Déjà vu has never felt so brutal. Not just the déjà vu flooding the part of the brain that feels pain stemming from the only-sometimes-good Minnesota Timberwolves losing to the almost-always-bad Detroit Pistons, but the déjà vu of this Wolves team failing to meet the challenge. Failing to finally climb back up to a still underwhelming .500 record. Failing to bring the necessary urgency against a struggling team. Failing to take advantage of a Western Conference that is begging for a lower-middle team to take the leap into the thick of things.
The game ends 135-118. It was a rinse and repeat of Minnesota’s New Year’s Eve calamity.

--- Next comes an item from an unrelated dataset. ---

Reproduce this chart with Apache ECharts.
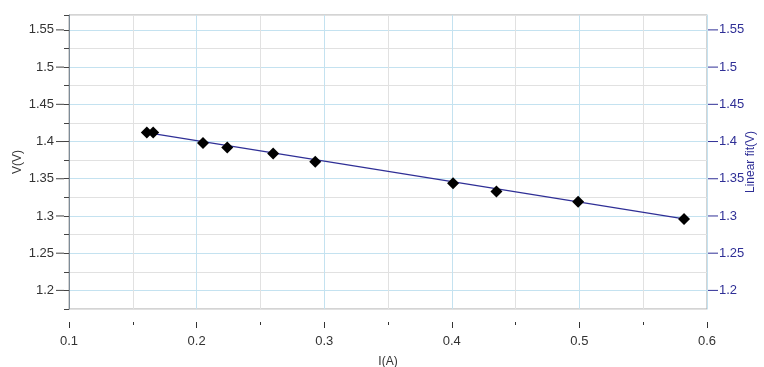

The same strong start, the same sleepwalking middle, the same faceplanting finish. For whatever reason, the Timberwolves can’t beat the Pistons. They can’t even get close.
This one was just a cacophony of disasters. It started when Kyle Anderson was ruled out, it worsened when Anthony Edwards reaggravated his hip injury, it snowballed when Detroit found themselves wide-open and in-rhythm on every jumper and every rim-attack, and it ended only when the final whistle blew and the guillotine was long past Minnesota’s decapitated cranium. Whatever could go wrong did go wrong. Throw a blanket on the whole night and label it a shitshow. The offense was prosaic, the defense was porous, the energy was ghostly, and the result was deserved.
D’Angelo Russell: 5/10
Kind of personified his team’s night. Good early. Really really good to begin the second quarter. Then faded into the coldest depths of the abyss. Like a puff of fucking dust. His shooting numbers never fell of a cliff, but he just stopped getting to his spots and stopped being impactful. With Edwards’ minutes fluctuating, the Pistons clearly game-planned him and he ended up flitting around ineffectively, popping up only to turn the ball over or get steamed on defense.
Finished with 8 points (30.8% TS), 6 rebounds and 8 assists in 38 minutes — -6.8 net rating.
Austin Rivers: 3/10
He can be a bit of an anomaly. There’s no doubt this team needs his point-of-attack defense and his corner-pocket shooting, but they don’t need anything else. They don’t need any of his weird fucking jab steps and they certainly could do without his unruly and unplanned drives. When those offensive adventures become more frequent than his low-usage skills, as they did in this one, he becomes a really tough watch.
Finished with 21 points (75.6% TS), 4 rebounds, 2 assists and 2 steals in 36 minutes — -4.2 net rating.
Anthony Edwards: 6/10
Probably one of the weirdest fucking nights ever. Why did they rule him out if he was still a chance to come back? Why did he come back? Why in the fucking world did Chris Finch leave him out there to toil with the third-stringers when the game was beyond settled? There are a lot of questions and all of the answers seem to be the wrong ones.
Even then, even with all of the weirdness lingering in the air like acrid smoke, he is the only player to cross the 20-point threshold. His 15-point last quarter was a testament to his ability to continue pressing despite his teammates giving up — even if it wasn’t with his usual smoothness. At some point, he will need to rest his bothersome hip, but the organization doesn’t seem to want that and the team can scarcely survive without him.
Finished with 23 points (52.6% TS), 4 rebounds and 5 assists in 38 minutes — -0.9 net rating.